New clinical trial offers combination therapy to directly kill cancer cells and teach the immune system to keep them from coming back.
Fewer than half of women diagnosed with ovarian cancer live for five years or more. Sarah Adams, MD, hopes her new clinical trial will change this outcome. Adams recently opened a clinical trial at The University of New Mexico Comprehensive Cancer Center to test a new approach to defeat ovarian cancer. The clinical trial treats women whose ovarian cancer results from mutated BRCA genes. It uses one drug that kills the ovarian cancer cells and another that boosts the immune system in response to the dying cancer cells.
Ovarian cancer has unclear symptoms and no screening tests that catch it in its early stages. Often, ovarian cancer spreads to other organs before a woman even knows she has it. Surgery and chemotherapy can help women at the beginning of their treatment, and this gave Adams the idea for her new approach.
As a gynecologic oncologist, Adams performs surgery and prescribes chemotherapy for women with cancers of the female reproductive organs. Adams also conducts research. Her research suggested that women with BRCA-related ovarian cancer responded better to some chemotherapy drugs. Others’ research showed that other chemotherapy drugs not only kill cancer cells but also make the immune system more sensitive to them. Adams’ new treatment combines these approaches into what she thinks may be a powerful way to win against ovarian cancer.

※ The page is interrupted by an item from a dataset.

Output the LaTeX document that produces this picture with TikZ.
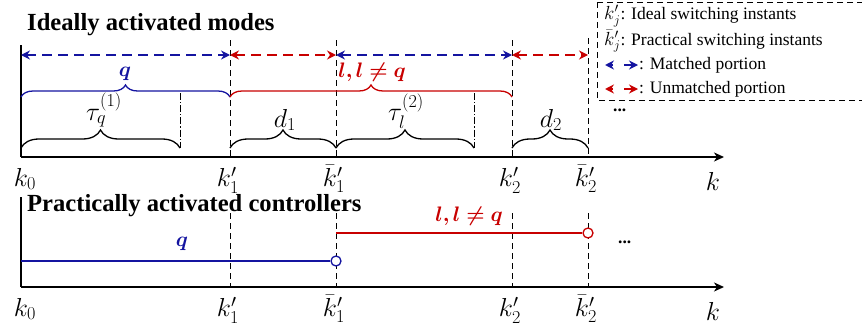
\RequirePackage{fix-cm}
\documentclass[tikz,border=0pt]{standalone}
\usepackage{amsmath,amssymb,bm}
\usepackage{fontspec}
\setmainfont{Liberation Serif}
\usepackage{tikz}
\usetikzlibrary{positioning}
\usetikzlibrary{arrows.meta,decorations.pathreplacing}
\definecolor{ModeBlue}{RGB}{20,20,160}
\definecolor{ModeRed}{RGB}{200,0,0}
\tikzset{
  axis/.style={draw=black,line width=2.2pt,-{Stealth[length=10pt,width=9pt,inset=3pt]}},
  yaxis/.style={draw=black,line width=2.2pt},
  instant/.style={draw=black,dash pattern=on 6pt off 4pt,line width=1pt},
  sojourn/.style={draw=black,dash pattern=on 7pt off 2pt on 1.2pt off 2pt,line width=0.9pt},
  portion/.style={line width=1.6pt,dash pattern=on 10pt off 6pt,
    {Stealth[length=9pt,width=9pt,inset=3pt]}-{Stealth[length=9pt,width=9pt,inset=3pt]}},
  legtip/.style={line width=1.6pt,-{Stealth[length=9pt,width=9pt,inset=3pt]}},
  modebrace/.style={decorate,decoration={brace,amplitude=12pt},line width=1.3pt},
  timebrace/.style={decorate,decoration={brace,amplitude=18pt},line width=1.3pt},
  lbl/.style={inner sep=0pt,font=\fontsize{26}{28}\selectfont},
  mode/.style={inner sep=0pt,font=\fontsize{21}{23}\selectfont},
  headline/.style={inner sep=0pt,anchor=west,font=\fontsize{24.6}{27}\selectfont\bfseries},
  legtext/.style={inner sep=0pt,anchor=west,font=\fontsize{17.5}{20}\selectfont},
  ctrl/.style={line width=1.3pt},
  jump/.style={circle,fill=white,line width=1.3pt,inner sep=0pt,minimum size=10pt},
}
\newcommand{\legmath}[1]{{\fontsize{19}{21}\selectfont$#1$}}
\begin{document}
\begin{tikzpicture}[x=1pt,y=-1pt]
\useasboundingbox (0,0) rectangle (862,332);
\clip (0,0) rectangle (862,332);
% ideal time line
\coordinate (t0) at (21,157);
\coordinate (t1) at (230,157);
\coordinate (tb1) at (336,157);
\coordinate (t2) at (512,157);
\coordinate (tb2) at (588,157);
\coordinate (tend) at (724,157);
\coordinate (ttop) at (21,45);
\coordinate (u1) at (230,40);
\coordinate (ub1) at (336,40);
\coordinate (u2) at (512,40);
\coordinate (ub2) at (588,38);
\coordinate (a0) at (21,55);
\coordinate (a1) at (230,55);
\coordinate (ab1) at (336,55);
\coordinate (a2) at (512,55);
\coordinate (ab2) at (588,55);
\coordinate (m0) at (21,97);
\coordinate (m1) at (230,97);
\coordinate (m2) at (512,97);
\coordinate (s0) at (21,148);
\coordinate (sq) at (180,148);
\coordinate (s1) at (230,148);
\coordinate (sb1) at (336,148);
\coordinate (sl) at (474,148);
\coordinate (s2) at (512,148);
\coordinate (sb2) at (588,148);
\coordinate (dq) at (180,93);
\coordinate (dl) at (474,93);
% practical time line
\coordinate (b0) at (21,287);
\coordinate (b1) at (230,287);
\coordinate (bb1) at (336,287);
\coordinate (b2) at (512,287);
\coordinate (bb2) at (588,287);
\coordinate (bend) at (724,287);
\coordinate (btop) at (21,197);
\coordinate (v1) at (230,213);
\coordinate (vb1) at (336,213);
\coordinate (v2) at (512,213);
\coordinate (vb2) at (588,213);
\coordinate (cq) at (21,261);
\coordinate (cl) at (336,233);

\node[headline] (ideal) at (27,25) {Ideally activated modes};
\node[headline] (practical) at (27,206) {Practically activated controllers};

\draw[instant] (u1) -- (t1);
\draw[instant] (ub1) -- (tb1);
\draw[instant] (u2) -- (t2);
\draw[instant] (ub2) -- (tb2);
\draw[sojourn] (dq) -- (sq);
\draw[sojourn] (dl) -- (sl);
\draw[yaxis] (ttop) -- (t0);
\draw[axis] (t0) -- (tend);

\draw[portion,ModeBlue] (a0) -- (a1);
\draw[portion,ModeRed] (a1) -- (ab1);
\draw[portion,ModeBlue] (ab1) -- (a2);
\draw[portion,ModeRed] (a2) -- (ab2);

\draw[modebrace,ModeBlue] (m0) -- (m1);
\draw[modebrace,ModeRed] (m1) -- (m2);
\node[mode,text=ModeBlue] (lq) at (125,74) {$\bm{q}$};
\node[mode,text=ModeRed] (ll) at (372,72) {$\bm{l, l \neq q}$};

\draw[timebrace] (s0) -- (sq);
\draw[timebrace] (s1) -- (sb1);
\draw[timebrace] (sb1) -- (sl);
\draw[timebrace] (s2) -- (sb2);
\node[lbl] (tauq) at (104,110) {$\tau_q^{(1)}$};
\node[lbl] (d1) at (285,120) {$d_1$};
\node[lbl] (taul) at (406,111) {$\tau_l^{(2)}$};
\node[lbl] (d2) at (551,120) {$d_2$};

\node[lbl] (lk0) at (25,179) {$k_0$};
\node[lbl] (lk1) at (228,180) {$k_1'$};
\node[lbl] (lkb1) at (334,179) {$\bar{k}_1'$};
\node[lbl] (lk2) at (510,180) {$k_2'$};
\node[lbl] (lkb2) at (586,179) {$\bar{k}_2'$};
\node[lbl] (lk) at (713,181) {$k$};

% legend
\draw[instant] (597,2) rectangle (872,100);
\node[legtext] (leg1) at (604,16) {\legmath{k_j'}: Ideal switching instants};
\node[legtext] (leg2) at (604,41) {\legmath{\bar{k}_j'}: Practical switching instants};
\draw[legtip,ModeBlue] (613,65) -- (605,65);
\draw[legtip,ModeBlue] (624,65) -- (638,65);
\node[legtext] (leg3) at (639,65) {: Matched portion};
\draw[legtip,ModeRed] (613,89) -- (605,89);
\draw[legtip,ModeRed] (624,89) -- (638,89);
\node[legtext] (leg4) at (639,89) {: Unmatched portion};
\node[legtext] (more1) at (613,110) {\textbf{...}};

% controllers
\draw[instant] (v1) -- (b1);
\draw[instant] (vb1) -- (bb1);
\draw[instant] (v2) -- (b2);
\draw[instant] (vb2) -- (bb2);
\draw[yaxis] (btop) -- (b0);
\draw[axis] (b0) -- (bend);
\node[jump,draw=ModeBlue] (jq) at (336,261) {};
\node[jump,draw=ModeRed] (jl) at (588,233) {};
\draw[ctrl,ModeBlue] (cq) -- (jq);
\draw[ctrl,ModeRed] (cl) -- (jl);
\node[mode,text=ModeBlue] (cqlbl) at (182,244) {$\bm{q}$};
\node[mode,text=ModeRed] (cllbl) at (469,216) {$\bm{l, l \neq q}$};
\node[legtext] (more2) at (618,242) {\textbf{...}};

\node[lbl] (bk0) at (25,309) {$k_0$};
\node[lbl] (bk1) at (228,310) {$k_1'$};
\node[lbl] (bkb1) at (334,309) {$\bar{k}_1'$};
\node[lbl] (bk2) at (510,310) {$k_2'$};
\node[lbl] (bkb2) at (586,309) {$\bar{k}_2'$};
\node[lbl] (bk) at (713,311) {$k$};
\end{tikzpicture}
\end{document}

BRCA is a set of genes we all carry. Each gene contains the instructions to produce a protein. BRCA proteins help DNA to repair itself when both of its strands break and completely split the molecule in two. If the BRCA genes are mutated, or changed, the resulting proteins do not work properly and the cell cannot repair its DNA. It dies unless it can resort to other repair methods.
Cells with mutated BRCA genes resort to using a DNA-repair protein called PARP. Adams’ therapy uses a type of drug called a PARP inhibitor, which keeps the PARP protein from its repair work. “If you knock out BRCA,” says Adams, “the cell can still live. If you knock out PARP, the cell can still live. But if you knock out both, the cell dies.”
The PARP inhibitor does not affect non-cancerous cells because they have working BRCA proteins to repair DNA. “It’s specific to cancer cells so it’s nicely targeted and there’s minimal toxicity,” says Adams. The therapy is also easy to dispense. “It’s a pill that people take orally,” she says.
Adams’ therapy combines the PARP inhibitor with a specific antibody. An antibody is a protein that attaches to a target cell. The antibody in Adams’ therapy helps one type of immune cell, called a T-cell, to find and devour ovarian tumor cells. Untreated ovarian tumors often produce chemical signals that keep T-cells away. But, the PAPR inhibitor combined with the antibody alert the entire immune system to the ovarian cancer cells.
Once the immune system can find the ovarian cancer cells, it can rid the body of them if the PARP inhibitor doesn’t kill them first. And because the immune system can remember how to respond to ovarian cancer cells, it can continue to rid the body of them if the cancer tries to come back. Adams hopes that this effect will give women long-lasting protection.
The clinical trial is currently open to women with BRCA1 or BRCA2 mutations. Either parent can pass these BRCA mutations to their children. People with BRCA mutations have a higher risk of getting breast and ovarian cancers and may have relatives who had these cancers at young ages.
In pre-clinical studies, this combination therapy got rid of tumors and helped mice to live longer. The clinical trial now makes the therapy available to women with BRCA gene mutations whose ovarian cancer has returned. “I’m very excited about the results we’ve seen so far,” says Adams, “and hopeful that this regimen can achieve long-term benefit for women with ovarian cancer.” Adams’s ultimate goal is to expand the therapy to help all women with ovarian cancer.